Kenya is among the developing countries hopeful that negotiations will help their economies, increase investments and save them from debt distress.

The forum is also expected to come up with tangible measures aimed at reducing global economic inequality among other pressing challenges.

UN officials, heads of governments, global private and public sectors representatives, civil society and youth groups will be under pressure to ensure that the final text meets the expectations of the world.

The success of the United Nations arm mobilising financing for development will be measured by the amount of investments that will be pledged and achieved during the conference.

UNCTAD Secretary-General Mukhisa Kituyi said they are targeting over Sh1.4 trillion ($14 billion) by the end of the week.

“The last World Investment Forum which lasted three days, unlike this one which goes for four days, ended with transactions and deals worth $14 billion. There’s no reason we shouldn’t. I think there would substantially be larger number of governments and companies and interested investors participating in our match-making,” he said in earlier interview.

READ: What Kenya stands to gain from UNCTAD Nairobi meeting

The main conference has been structured to come out with a framework that will address challenges and opportunities in multilateralism for trade and development.
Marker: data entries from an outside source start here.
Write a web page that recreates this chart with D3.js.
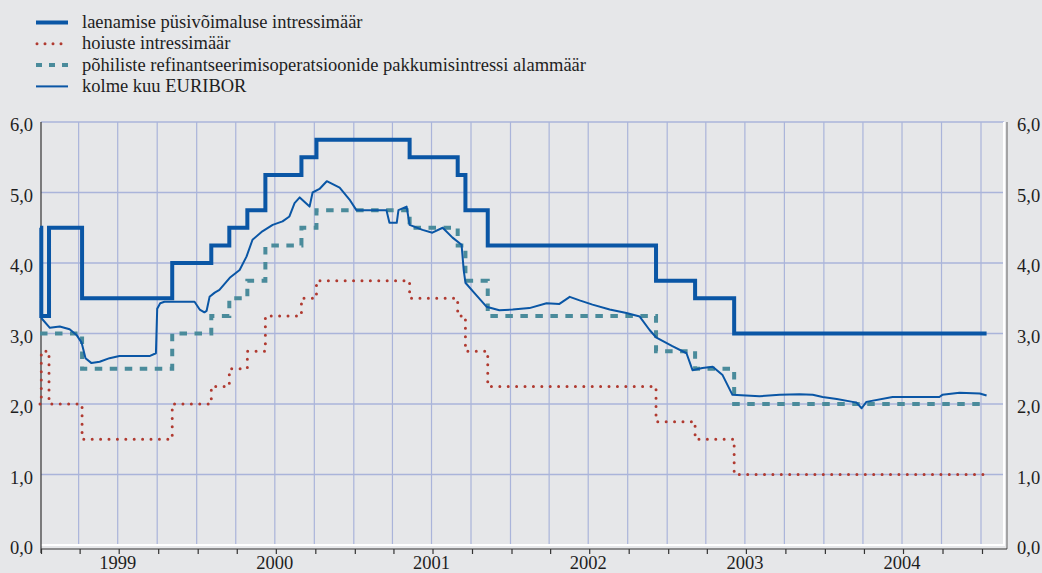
<!DOCTYPE html>
<html>
<head>
<meta charset="utf-8">
<script src="https://cdn.jsdelivr.net/npm/d3@7"></script>
<style>
  body { margin: 0; background: #e6e7e9; }
  svg { display: block; font-family: "Liberation Serif", "Times New Roman", serif; }
</style>
</head>
<body>
<svg id="chart" width="1042" height="573"></svg>
<script>
// ECB rates and 3M Euribor, %
const endDate = "2005-01-14";

const lending = [
  ["1999-01-01", 4.5], ["1999-01-04", 3.25], ["1999-01-22", 4.5], ["1999-04-09", 3.5],
  ["1999-11-05", 4.0], ["2000-02-04", 4.25], ["2000-03-17", 4.5], ["2000-04-28", 4.75],
  ["2000-06-09", 5.25], ["2000-09-01", 5.5], ["2000-10-06", 5.75], ["2001-05-11", 5.5],
  ["2001-08-31", 5.25], ["2001-09-18", 4.75], ["2001-11-09", 4.25], ["2002-12-06", 3.75],
  ["2003-03-07", 3.5], ["2003-06-06", 3.0], [endDate, 3.0]
];

const deposit = [
  ["1999-01-01", 2.0], ["1999-01-04", 2.75], ["1999-01-22", 2.0], ["1999-04-09", 1.5],
  ["1999-11-05", 2.0], ["2000-02-04", 2.25], ["2000-03-17", 2.5], ["2000-04-28", 2.75],
  ["2000-06-09", 3.25], ["2000-09-01", 3.5], ["2000-10-06", 3.75], ["2001-05-11", 3.5],
  ["2001-08-31", 3.25], ["2001-09-18", 2.75], ["2001-11-09", 2.25], ["2002-12-06", 1.75],
  ["2003-03-07", 1.5], ["2003-06-06", 1.0], [endDate, 1.0]
];

const refi = [
  ["1999-01-01", 3.0], ["1999-04-09", 2.5], ["1999-11-05", 3.0], ["2000-02-04", 3.25],
  ["2000-03-17", 3.5], ["2000-04-28", 3.75], ["2000-06-09", 4.25], ["2000-09-01", 4.5],
  ["2000-10-06", 4.75], ["2001-05-11", 4.5], ["2001-08-31", 4.25], ["2001-09-18", 3.75],
  ["2001-11-09", 3.25], ["2002-12-06", 2.75], ["2003-03-07", 2.5], ["2003-06-06", 2.0],
  [endDate, 2.0]
];

const euribor = [
  ["1999-01-04", 3.22], ["1999-01-24", 3.08], ["1999-02-16", 3.10], ["1999-03-11", 3.06],
  ["1999-03-27", 2.98], ["1999-04-08", 2.87], ["1999-04-17", 2.65], ["1999-05-01", 2.58],
  ["1999-05-20", 2.60], ["1999-06-12", 2.65], ["1999-07-05", 2.68], ["1999-08-05", 2.68],
  ["1999-09-13", 2.68], ["1999-09-28", 2.72], ["1999-10-01", 3.35], ["1999-10-08", 3.43],
  ["1999-10-18", 3.45], ["1999-11-22", 3.45], ["1999-12-27", 3.45], ["2000-01-08", 3.34],
  ["2000-01-19", 3.30], ["2000-01-24", 3.32], ["2000-01-31", 3.52], ["2000-02-12", 3.58],
  ["2000-02-23", 3.62], ["2000-03-18", 3.79], ["2000-04-10", 3.90], ["2000-04-26", 4.09],
  ["2000-05-10", 4.33], ["2000-06-02", 4.45], ["2000-06-26", 4.54], ["2000-07-19", 4.59],
  ["2000-08-04", 4.66], ["2000-08-16", 4.85], ["2000-08-28", 4.93], ["2000-09-20", 4.80],
  ["2000-09-27", 5.00], ["2000-10-13", 5.05], ["2000-10-30", 5.16], ["2000-11-29", 5.07],
  ["2000-12-22", 4.90], ["2001-01-07", 4.75], ["2001-02-07", 4.75], ["2001-03-18", 4.75],
  ["2001-03-25", 4.57], ["2001-04-11", 4.57], ["2001-04-15", 4.75], ["2001-05-04", 4.80],
  ["2001-05-11", 4.54], ["2001-06-10", 4.47], ["2001-07-03", 4.43], ["2001-07-27", 4.50],
  ["2001-08-19", 4.36], ["2001-09-09", 4.26], ["2001-09-14", 3.90], ["2001-09-18", 3.72],
  ["2001-10-05", 3.60], ["2001-11-06", 3.38], ["2001-12-06", 3.33], ["2002-01-06", 3.34],
  ["2002-02-14", 3.36], ["2002-03-26", 3.43], ["2002-04-25", 3.42], ["2002-05-19", 3.52],
  ["2002-06-11", 3.47], ["2002-07-11", 3.41], ["2002-08-20", 3.34], ["2002-09-28", 3.29],
  ["2002-10-29", 3.24], ["2002-11-21", 3.05], ["2002-12-07", 2.94], ["2003-01-13", 2.82],
  ["2003-02-15", 2.72], ["2003-03-01", 2.48], ["2003-03-24", 2.51], ["2003-04-17", 2.53],
  ["2003-05-10", 2.41], ["2003-06-02", 2.13], ["2003-08-04", 2.11], ["2003-09-20", 2.13],
  ["2003-11-05", 2.14], ["2003-12-06", 2.13], ["2003-12-29", 2.10], ["2004-01-31", 2.07],
  ["2004-03-08", 2.03], ["2004-03-17", 2.02], ["2004-03-29", 1.94], ["2004-04-09", 2.03],
  ["2004-06-09", 2.10], ["2004-09-26", 2.10], ["2004-10-03", 2.13], ["2004-11-12", 2.16],
  ["2004-12-29", 2.15], ["2005-01-14", 2.12]
];

const years = [1999, 2000, 2001, 2002, 2003, 2004];
const yTicks = [0, 1, 2, 3, 4, 5, 6];

const legendLabels = [
  "laenamise püsivõimaluse intressimäär",
  "hoiuste intressimäär",
  "põhiliste refinantseerimisoperatsioonide pakkumisintressi alammäär",
  "kolme kuu EURIBOR"
];

const parse = d3.timeParse("%Y-%m-%d");
const plot = {left: 41, right: 1004, top: 122, bottom: 545};
const fontSize = 18.5;
const textColor = "#1e1e1e";

const svg = d3.select("#chart");

const x = d3.scaleTime()
  .domain([new Date(1999, 0, 1), new Date(2005, 0, 1)])
  .range([40, 981]);
const y = d3.scaleLinear().domain([0, 6]).range([plot.bottom, plot.top]);

const gridColor = "#aab4da";
const quarters = d3.timeMonth.every(3).range(new Date(1999, 3, 1), new Date(2005, 0, 2));

// grid
svg.append("g").selectAll("line").data(quarters).join("line")
  .attr("x1", d => x(d)).attr("x2", d => x(d))
  .attr("y1", plot.top).attr("y2", plot.bottom)
  .attr("stroke", gridColor).attr("stroke-width", 1.2);

svg.append("g").selectAll("line").data(yTicks.filter(d => d > 0)).join("line")
  .attr("x1", plot.left).attr("x2", plot.right)
  .attr("y1", d => y(d)).attr("y2", d => y(d))
  .attr("stroke", gridColor).attr("stroke-width", 1.5);

// white frame bottom/right
svg.append("line").attr("x1", plot.left).attr("x2", plot.right + 1)
  .attr("y1", plot.bottom).attr("y2", plot.bottom)
  .attr("stroke", "#fff").attr("stroke-width", 2);
svg.append("line").attr("x1", plot.right).attr("x2", plot.right)
  .attr("y1", plot.top).attr("y2", plot.bottom)
  .attr("stroke", "#fff").attr("stroke-width", 2);

// axis lines
svg.append("line").attr("x1", plot.left).attr("x2", plot.left).attr("y1", plot.top).attr("y2", 553)
  .attr("stroke", "#333").attr("stroke-width", 1.2);
svg.append("line").attr("x1", 1007).attr("x2", 1007).attr("y1", plot.top).attr("y2", 549)
  .attr("stroke", "#777").attr("stroke-width", 1.2);
svg.append("line").attr("x1", plot.left).attr("x2", 1007).attr("y1", 549).attr("y2", 549)
  .attr("stroke", "#333").attr("stroke-width", 1.2);

// quarter ticks below
const xAxis = d3.axisBottom(x)
  .tickValues(d3.timeMonth.every(3).range(new Date(1999, 0, 1), new Date(2005, 0, 2)))
  .tickSize(5).tickFormat("");
const gx = svg.append("g").attr("transform", "translate(1,549)").call(xAxis);
gx.select(".domain").remove();
gx.selectAll(".tick line").attr("stroke", "#333").attr("stroke-width", 1.2);

// year labels
svg.append("g").selectAll("text").data(years).join("text")
  .attr("x", d => x(new Date(d, 6, 1)))
  .attr("y", 569)
  .attr("text-anchor", "middle")
  .attr("font-size", fontSize)
  .attr("fill", textColor)
  .text(d => d);

// y labels
const fmt = d => d.toFixed(1).replace(".", ",");
const yl = d3.axisLeft(y).tickValues(yTicks).tickSize(0).tickPadding(8).tickFormat(fmt);
const yr = d3.axisRight(y).tickValues(yTicks).tickSize(0).tickPadding(10).tickFormat(fmt);
[svg.append("g").attr("transform", `translate(${plot.left},3)`).call(yl),
 svg.append("g").attr("transform", "translate(1007,3)").call(yr)].forEach(g => {
  g.select(".domain").remove();
  g.selectAll("text").attr("font-size", fontSize).attr("fill", textColor)
    .attr("font-family", "Liberation Serif, serif");
});

// series
const step = d3.line().curve(d3.curveStepAfter)
  .x(d => x(parse(d[0]))).y(d => y(d[1]));
const plain = d3.line().x(d => x(parse(d[0]))).y(d => y(d[1]));

svg.append("path").datum(refi).attr("d", step)
  .attr("fill", "none").attr("stroke", "#4a8b9b").attr("stroke-width", 4)
  .attr("stroke-dasharray", "7.5 7.5");

svg.append("path").datum(deposit).attr("d", step)
  .attr("fill", "none").attr("stroke", "#b03a30").attr("stroke-width", 3)
  .attr("stroke-linecap", "round").attr("stroke-dasharray", "0 8.4");

svg.append("path").datum(euribor).attr("d", plain)
  .attr("fill", "none").attr("stroke", "#0a56a5").attr("stroke-width", 2)
  .attr("stroke-linejoin", "round");

svg.append("path").datum(lending).attr("d", step)
  .attr("fill", "none").attr("stroke", "#0a56a5").attr("stroke-width", 4);

// legend
const legendStyles = [
  {color: "#0a56a5", width: 4, dash: null, cap: "butt"},
  {color: "#b03a30", width: 3, dash: "0 8", cap: "round"},
  {color: "#4a8b9b", width: 4, dash: "6 7", cap: "butt"},
  {color: "#0a56a5", width: 2, dash: null, cap: "butt"}
];
const lg = svg.append("g").selectAll("g").data(legendLabels).join("g")
  .attr("transform", (d, i) => `translate(0,${22.5 + i * 21.3})`);
lg.append("line")
  .attr("x1", (d, i) => i === 1 ? 37 : 36).attr("x2", 68)
  .attr("stroke", (d, i) => legendStyles[i].color)
  .attr("stroke-width", (d, i) => legendStyles[i].width)
  .attr("stroke-dasharray", (d, i) => legendStyles[i].dash)
  .attr("stroke-linecap", (d, i) => legendStyles[i].cap);
lg.append("text")
  .attr("x", 82).attr("y", 5.5)
  .attr("font-size", fontSize).attr("fill", textColor)
  .text(d => d);
</script>
</body>
</html>
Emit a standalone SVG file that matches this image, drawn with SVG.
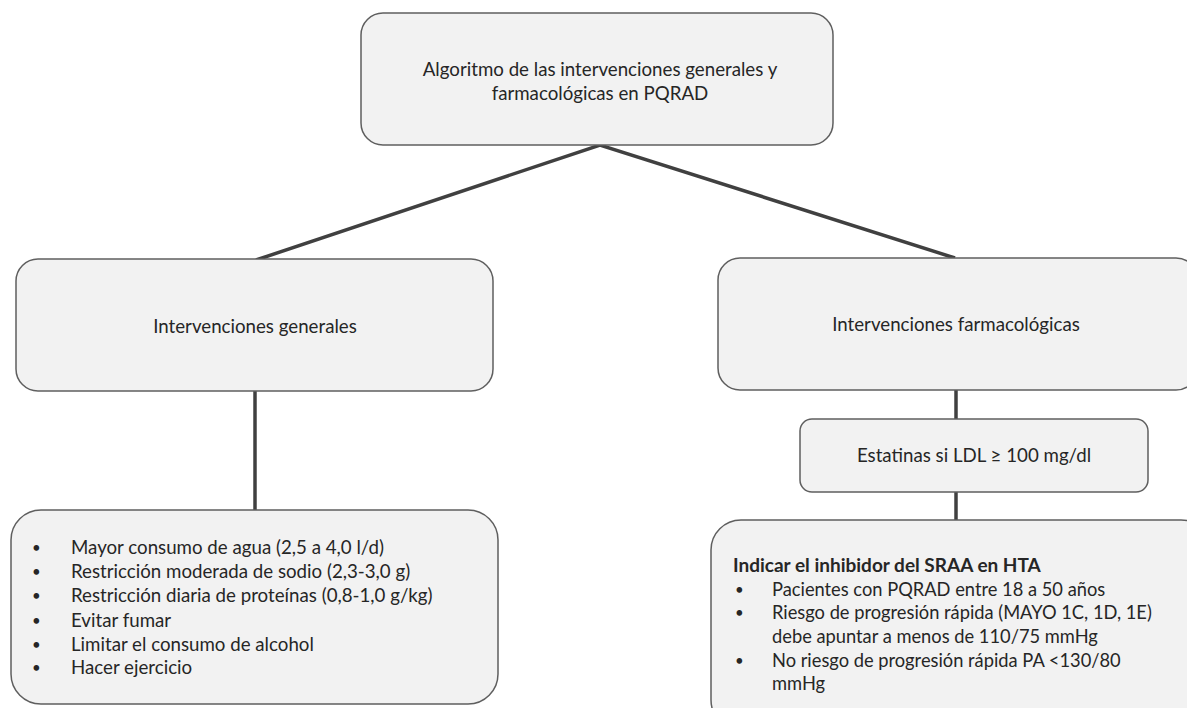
<svg xmlns="http://www.w3.org/2000/svg" width="1187" height="708" viewBox="0 0 1187 708">
<style>
.box{fill:#f2f2f2;stroke:#5f5f5f;stroke-width:1.5}
.t{font-family:Lato,"Liberation Sans",sans-serif;font-size:18.7px;fill:#262626}
.r{font-size:18.3px}
.c{text-anchor:middle}
.b{font-weight:bold;font-size:19px}
.d{font-size:15px}
.con{stroke:#404040;stroke-width:3.5;fill:none}
</style>
<rect width="1187" height="708" fill="#ffffff"/>
<g id="connectors">
<polyline class="con" points="256,260 600,145 955,258"/>
<line class="con" x1="255" y1="391" x2="255" y2="510"/>
<line class="con" x1="956" y1="390" x2="956" y2="419"/>
<line class="con" x1="956" y1="492" x2="956" y2="520"/>
</g>
<g id="top">
<rect class="box" x="361" y="13" width="472" height="132" rx="22"/>
<text class="t c" x="600" y="76">Algoritmo de las intervenciones generales y</text>
<text class="t c" x="600" y="100">farmacológicas en PQRAD</text>
</g>
<g id="generales">
<rect class="box" x="16" y="259" width="477" height="132" rx="22"/>
<text class="t c" x="255" y="333">Intervenciones generales</text>
</g>
<g id="farmacologicas">
<rect class="box" x="718" y="258" width="480" height="132" rx="22"/>
<text class="t c" x="956" y="331">Intervenciones farmacológicas</text>
</g>
<g id="estatinas">
<rect class="box" x="800" y="419" width="348" height="73" rx="12"/>
<text class="t c" x="974" y="462">Estatinas si LDL ≥ 100 mg/dl</text>
</g>
<g id="lista-generales">
<rect class="box" x="11" y="510" width="487" height="194" rx="30"/>
<text class="t d" x="32" y="553">•</text><text class="t" x="71" y="554">Mayor consumo de agua (2,5 a 4,0 l/d)</text>
<text class="t d" x="32" y="577">•</text><text class="t" x="71" y="578">Restricción moderada de sodio (2,3-3,0 g)</text>
<text class="t d" x="32" y="601">•</text><text class="t" x="71" y="602">Restricción diaria de proteínas (0,8-1,0 g/kg)</text>
<text class="t d" x="32" y="626">•</text><text class="t" x="71" y="627">Evitar fumar</text>
<text class="t d" x="32" y="650">•</text><text class="t" x="71" y="651">Limitar el consumo de alcohol</text>
<text class="t d" x="32" y="673">•</text><text class="t" x="71" y="674">Hacer ejercicio</text>
</g>
<g id="lista-sraa">
<rect class="box" x="711" y="520" width="500" height="210" rx="30"/>
<text class="t b" x="733" y="572">Indicar el inhibidor del SRAA en HTA</text>
<text class="t d" x="735" y="595">•</text><text class="t r" x="772" y="596">Pacientes con PQRAD entre 18 a 50 años</text>
<text class="t d" x="735" y="618">•</text><text class="t r" x="772" y="619">Riesgo de progresión rápida (MAYO 1C, 1D, 1E)</text>
<text class="t r" x="772" y="643">debe apuntar a menos de 110/75 mmHg</text>
<text class="t d" x="735" y="666">•</text><text class="t r" x="772" y="667">No riesgo de progresión rápida PA &lt;130/80</text>
<text class="t r" x="772" y="690">mmHg</text>
</g>
</svg>
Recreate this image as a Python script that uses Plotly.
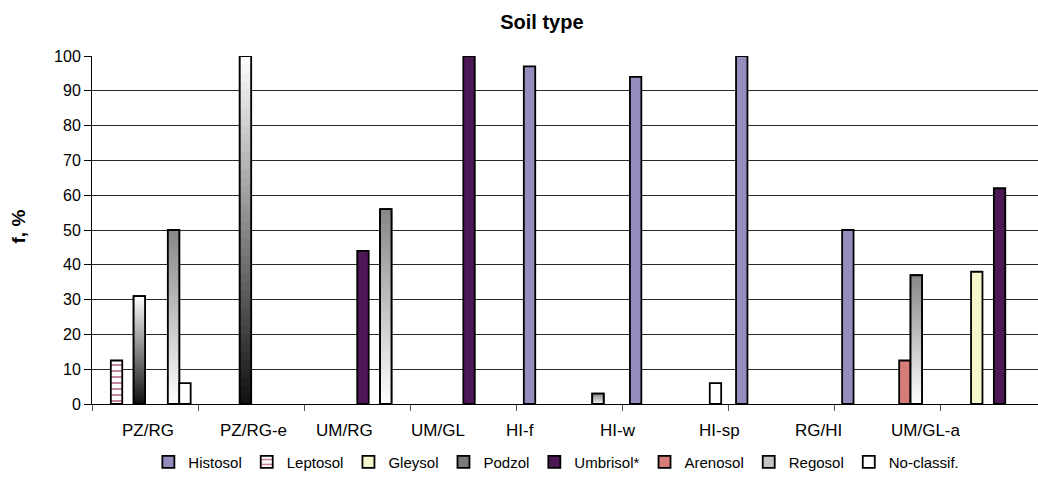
import plotly.graph_objects as go

# Soil-type frequencies (%) per site class
categories = ["PZ/RG", "PZ/RG-e", "UM/RG", "UM/GL", "HI-f", "HI-w", "HI-sp", "RG/HI", "UM/GL-a"]

histosol  = [None, None, None, None, 97, 94, 100, 50, None]
leptosol  = [12.5, None, None, None, None, None, None, None, None]
gleysol   = [None, None, None, None, None, None, None, None, 38]
podzol    = [31, 100, None, None, None, None, None, None, None]
umbrisol  = [None, None, 44, 100, None, None, None, None, 62]
arenosol  = [None, None, None, None, None, None, None, 12.5, None]
regosol   = [50, None, 56, None, 3, None, None, 37, None]
noclassif = [6, None, None, None, None, 6, None, None, None]

# horizontal placement of the category captions (in category units)
label_pos = [0.03, 1.02, 1.88, 2.76, 3.53, 4.46, 5.41, 6.35, 7.36]

FONT = "Liberation Sans, Arial, Helvetica, sans-serif"
EDGE = dict(color="black", width=1.8)
N_SEG = 40

fig = go.Figure()


def solid(name, values, color, pattern=None):
    marker = dict(color=color, line=EDGE)
    if pattern:
        marker["pattern"] = pattern
    fig.add_trace(go.Bar(x=categories, y=values, name=name, offsetgroup=name,
                         marker=marker))


def shade(c0, c1, t):
    return "rgb({},{},{})".format(*[round(a + (b - a) * t) for a, b in zip(c0, c1)])


def gradient(name, values, bottom_rgb, top_rgb, legend_color):
    # legend entry (hidden underneath the shaded slices)
    fig.add_trace(go.Bar(x=categories, y=values, name=name, offsetgroup=name,
                         marker=dict(color=legend_color, line=EDGE)))
    # vertical shading built from overlapping thin slices of each bar
    for k in range(N_SEG):
        t = (k + 0.5) / N_SEG
        base = [None if v is None else v * k / N_SEG for v in values]
        seg = [None if v is None else min(v * (k + 2) / N_SEG, v) - v * k / N_SEG
               for v in values]
        fig.add_trace(go.Bar(x=categories, y=seg, base=base, offsetgroup=name,
                             showlegend=False, hoverinfo="skip",
                             marker=dict(color=shade(bottom_rgb, top_rgb, t),
                                         line=dict(width=0))))
    # outline on top
    fig.add_trace(go.Bar(x=categories, y=values, offsetgroup=name, showlegend=False,
                         hoverinfo="skip",
                         marker=dict(color="rgba(0,0,0,0)", line=EDGE)))


solid("Histosol", histosol, "#958DBE")
solid("Leptosol", leptosol, "white",
      pattern=dict(shape="-", fgcolor="#C07898", bgcolor="white", size=6,
                   solidity=0.3, fillmode="replace"))
solid("Gleysol", gleysol, "#F6F6CC")
gradient("Podzol", podzol, (15, 15, 15), (255, 255, 255), "#7a7a7a")
solid("Umbrisol*", umbrisol, "#4E1857")
solid("Arenosol", arenosol, "#D77D78")
gradient("Regosol", regosol, (255, 255, 255), (135, 135, 135), "#c4c4c4")
solid("No-classif.", noclassif, "white")

annotations = [
    dict(x=p, y=0, xref="x", yref="paper", text=c, showarrow=False,
         yanchor="middle", yshift=-26, font=dict(size=17, color="black", family=FONT))
    for p, c in zip(label_pos, categories)
]
annotations.append(dict(x=-0.0772, y=0.51, xref="paper", yref="paper", text="<b>f, %</b>",
                        textangle=-90, showarrow=False, xanchor="center", yanchor="middle",
                        font=dict(size=19, color="black", family=FONT)))

fig.update_layout(
    width=1038, height=484,
    margin=dict(l=92, r=0, t=56, b=80),
    paper_bgcolor="white", plot_bgcolor="white",
    barmode="group", bargap=0.14, bargroupgap=0,
    font=dict(family=FONT, color="black"),
    title=dict(text="<b>Soil type</b>", x=0.522, xref="container", xanchor="center",
               y=0.955, yref="container", yanchor="middle", font=dict(size=20)),
    legend=dict(orientation="h", x=0.536, xref="container", xanchor="center",
                y=0.045, yref="container", yanchor="middle",
                font=dict(size=15), itemwidth=30, traceorder="normal"),
    annotations=annotations,
    xaxis=dict(type="category", range=[-0.5, 8.416], tickson="boundaries",
               ticks="outside", ticklen=6, tickcolor="#555", showticklabels=False,
               showline=True, linecolor="black", linewidth=1, showgrid=False),
    yaxis=dict(range=[0, 100], tick0=0, dtick=10, ticks="outside", ticklen=7,
               tickcolor="black", showline=True, linecolor="black", linewidth=1,
               showgrid=True, gridcolor="#2a2a2a", gridwidth=1, zeroline=False,
               tickfont=dict(size=16)),
    showlegend=True,
)

fig.write_html("out.html")
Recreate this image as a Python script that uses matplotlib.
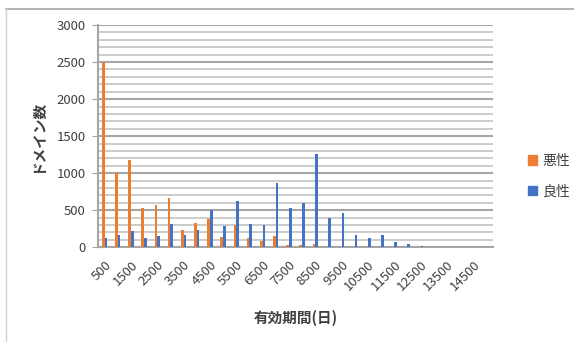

Promote sustained, inclusive and sustainable economic growth through trade, investment, finance and technology to achieve prosperity for all.

Advance economic structural transformation and cooperation to build economic resilience and address trade and development challenges and opportunities, at all levels, within the UNCTAD mandate.

And the effective implementation of and follow-up to the 2030 Agenda for Sustainable Development and relevant outcomes from global conferences and summits, as related to trade and development.

Outside the formal conference delegations will be shuttling between the various factions of the 194 member organisations to lobby for their interests.

The developing world will be looking at ways to increase benefits from commodities and diversification to reduce vulnerability to the booms and bust of the commodity cycle.

UNCTAD is also hopeful that the developed North and Developing South will agree on a framework to restructure debts especially after the recent commodity bust threatened to send some countries into default.

Dr Kituyi said that some of the developing world which are home to the hedge funds that have been lending tonnes of money to the developing world.

“We have been engaging them to follow up on the first resolutions were made at the General Assembly in September 2014 and we hope we can revisit the matter in a very constructive way in the course of UNCTAD14 in Nairobi. I hope that we can make some progress that we will be ready to announce to the world,” Mr Kituyi said.

UNCTAD will also be seeking to solidify proposals and adopt the principles from Global Reforms and Governance on Investments during the Nairobi conference.

This may have far reaching implications on Investor-State Dispute Settlement (ISDS) that allow corporations to sue countries, which notoriously lack transparency.

The tobacco industry has been using ISDS to manipulate countries warning them that their tobacco laws violate an expanding web of trade and investment treaties, raising the prospect of costly, prolonged legal battles.

The investor or corporation has the right to select the rules and venue, such as the World Bank, International Chamber of Commerce, or the United Nations Commission on International Trade Law (UNCITRAL).

ISDS are handled by a handful of private industry lawyers usually three private attorneys chosen by the foreign investor, the government and one by both parties.